Wetlands – Charlotte Roche
This time last year, Charlotte Roche was pretty much a nobody in the UK, despite being born in High Wycombe in 1978. She and her parents moved to Germany so she was brought up there and visited relatives in the UK a few times a year. In Germany, however, Charlotte has been a somebody since the mid-1990s when she started work on Viva, the German equivalent of MTV. From there, the only way was up.
Now, Charlotte has truly made a name for herself after writing and publishing a novel. First published in Germany, there were wrangles in the UK over the rights, which were eventually won by 4th Estate. Wetlands is now riding high in best-seller charts and has been thoroughly covered by the press, with wildly varying reviews coming out of the woodwork.
Wetlands tells the story of eighteen-year-old Helen Memel. After an accident whilst shaving her private parts, Helen has landed herself in hospital to have an operation on her bottom. Most people would try to hide something like this, but Helen is quite unashamed. After introducing herself and explaining why she is in hospital, Helen goes on to reminisce about how she began shaving her anus and describing in graphic detail the haemorrhoids which were plaguing her before the accident. This kind of information sets the tone for the rest of the book. Readers are told more than they could ever want to know about a character with questionable hygiene habits. Helen Memel has incredibly different ideas about cleanliness and yet prides herself on never having had an infection down there. Odd indeed.
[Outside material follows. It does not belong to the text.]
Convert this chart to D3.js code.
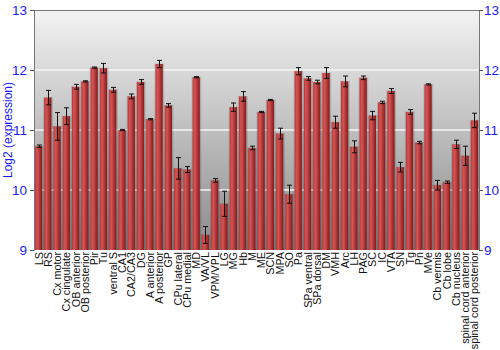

On the one hand it’s great to have a strong female narrator who isn’t obsessed with make-up, shopping and babies, but on the other hand, the book is just cringe-worthy. It’s actually very well-written and translated and I whizzed through it pretty quickly, but my personal opinion is that it was written purely to shock. Despite its close description of the female body and all (and I mean ALL) its functions, there’s no eroticism. There’s just so much deliberate oddity going on that you’ll find it difficult, if not impossible to find some sexiness. Roche is trying to make the point that being obsessed with hygiene isn’t a good thing, which is fair enough. However, instead of having a character that is perhaps just a little bit grubby, you have a character which does things that wouldn’t even enter the heads of most women. Indeed, I found myself heaving and slamming the book shut on more than one occasion.
This is not a book for those of you who are squeamish. It’s also not a book for those looking to get off, unless urine, faeces and menstrual blood do it for you. This is basically a book for those, like me, who were morbidly curious enough to see what all the fuss in the media was about. I class myself as being pretty unshockable, particularly when it comes to sex and body parts. But Wetlands is in a class of its own. If nothing else, read it to satisfy your curiosity. But don’t say I didn’t warn you.